| Prompt |
From the first line of the data below through the line bearing "ax = fig.add_axes([54/584, 1-367/404, 467/584, 322/404])", reproduce each line exactly; do not include pictures.
-- START OF Information shown --
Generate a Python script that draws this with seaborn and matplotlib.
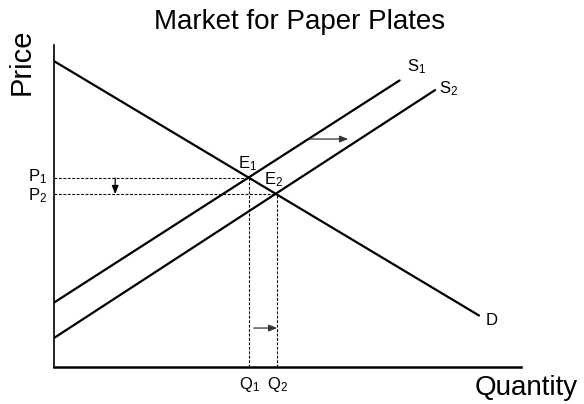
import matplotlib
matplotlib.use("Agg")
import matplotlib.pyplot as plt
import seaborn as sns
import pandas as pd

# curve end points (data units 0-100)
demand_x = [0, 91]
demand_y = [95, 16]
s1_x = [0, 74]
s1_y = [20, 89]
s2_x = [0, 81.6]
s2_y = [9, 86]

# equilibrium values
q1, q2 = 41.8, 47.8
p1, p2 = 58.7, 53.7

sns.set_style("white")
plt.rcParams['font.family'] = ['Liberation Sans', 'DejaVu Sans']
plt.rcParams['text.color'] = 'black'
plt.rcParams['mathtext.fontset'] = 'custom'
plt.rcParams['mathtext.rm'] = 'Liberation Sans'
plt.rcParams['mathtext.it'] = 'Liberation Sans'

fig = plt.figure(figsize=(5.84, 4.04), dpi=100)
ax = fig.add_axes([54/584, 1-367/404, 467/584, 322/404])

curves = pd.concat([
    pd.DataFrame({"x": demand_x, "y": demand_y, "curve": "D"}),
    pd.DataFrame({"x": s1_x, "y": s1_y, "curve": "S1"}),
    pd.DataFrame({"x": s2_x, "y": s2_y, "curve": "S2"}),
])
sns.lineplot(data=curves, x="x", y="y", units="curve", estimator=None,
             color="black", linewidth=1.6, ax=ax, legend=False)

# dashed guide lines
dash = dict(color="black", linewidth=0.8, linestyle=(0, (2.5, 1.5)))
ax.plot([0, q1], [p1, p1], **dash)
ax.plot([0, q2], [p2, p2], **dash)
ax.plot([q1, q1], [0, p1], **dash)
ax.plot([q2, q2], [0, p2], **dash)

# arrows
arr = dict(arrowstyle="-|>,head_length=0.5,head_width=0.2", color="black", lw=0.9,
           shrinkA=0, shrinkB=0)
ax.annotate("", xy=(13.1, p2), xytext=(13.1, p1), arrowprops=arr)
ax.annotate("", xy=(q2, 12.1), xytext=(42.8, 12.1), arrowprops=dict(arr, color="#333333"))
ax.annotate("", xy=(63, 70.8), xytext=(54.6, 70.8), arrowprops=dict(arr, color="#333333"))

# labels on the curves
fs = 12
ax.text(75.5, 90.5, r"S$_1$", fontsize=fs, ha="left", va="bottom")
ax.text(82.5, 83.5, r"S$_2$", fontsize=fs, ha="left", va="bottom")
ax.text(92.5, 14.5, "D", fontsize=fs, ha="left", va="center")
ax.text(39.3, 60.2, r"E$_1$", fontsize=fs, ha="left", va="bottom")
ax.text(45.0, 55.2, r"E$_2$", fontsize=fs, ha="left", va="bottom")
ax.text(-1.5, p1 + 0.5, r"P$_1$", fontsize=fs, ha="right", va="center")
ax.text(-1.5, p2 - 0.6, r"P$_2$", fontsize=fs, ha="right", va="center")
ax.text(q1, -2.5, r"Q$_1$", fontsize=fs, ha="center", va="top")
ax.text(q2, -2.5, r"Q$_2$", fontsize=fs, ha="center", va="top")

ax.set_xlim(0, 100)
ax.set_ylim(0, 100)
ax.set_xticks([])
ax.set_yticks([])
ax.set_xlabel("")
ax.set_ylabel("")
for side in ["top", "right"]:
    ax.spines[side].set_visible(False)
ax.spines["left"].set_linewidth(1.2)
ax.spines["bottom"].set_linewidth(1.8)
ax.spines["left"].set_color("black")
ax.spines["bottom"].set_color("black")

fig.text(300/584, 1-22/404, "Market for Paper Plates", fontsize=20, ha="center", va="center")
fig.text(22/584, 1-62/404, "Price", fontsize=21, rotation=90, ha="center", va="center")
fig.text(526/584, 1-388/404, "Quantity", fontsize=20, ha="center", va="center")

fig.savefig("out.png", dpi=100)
-- END OF Information shown --
| Final answer |
Generate a Python script that draws this with seaborn and matplotlib.
import matplotlib
matplotlib.use("Agg")
import matplotlib.pyplot as plt
import seaborn as sns
import pandas as pd

# curve end points (data units 0-100)
demand_x = [0, 91]
demand_y = [95, 16]
s1_x = [0, 74]
s1_y = [20, 89]
s2_x = [0, 81.6]
s2_y = [9, 86]

# equilibrium values
q1, q2 = 41.8, 47.8
p1, p2 = 58.7, 53.7

sns.set_style("white")
plt.rcParams['font.family'] = ['Liberation Sans', 'DejaVu Sans']
plt.rcParams['text.color'] = 'black'
plt.rcParams['mathtext.fontset'] = 'custom'
plt.rcParams['mathtext.rm'] = 'Liberation Sans'
plt.rcParams['mathtext.it'] = 'Liberation Sans'

fig = plt.figure(figsize=(5.84, 4.04), dpi=100)
ax = fig.add_axes([54/584, 1-367/404, 467/584, 322/404])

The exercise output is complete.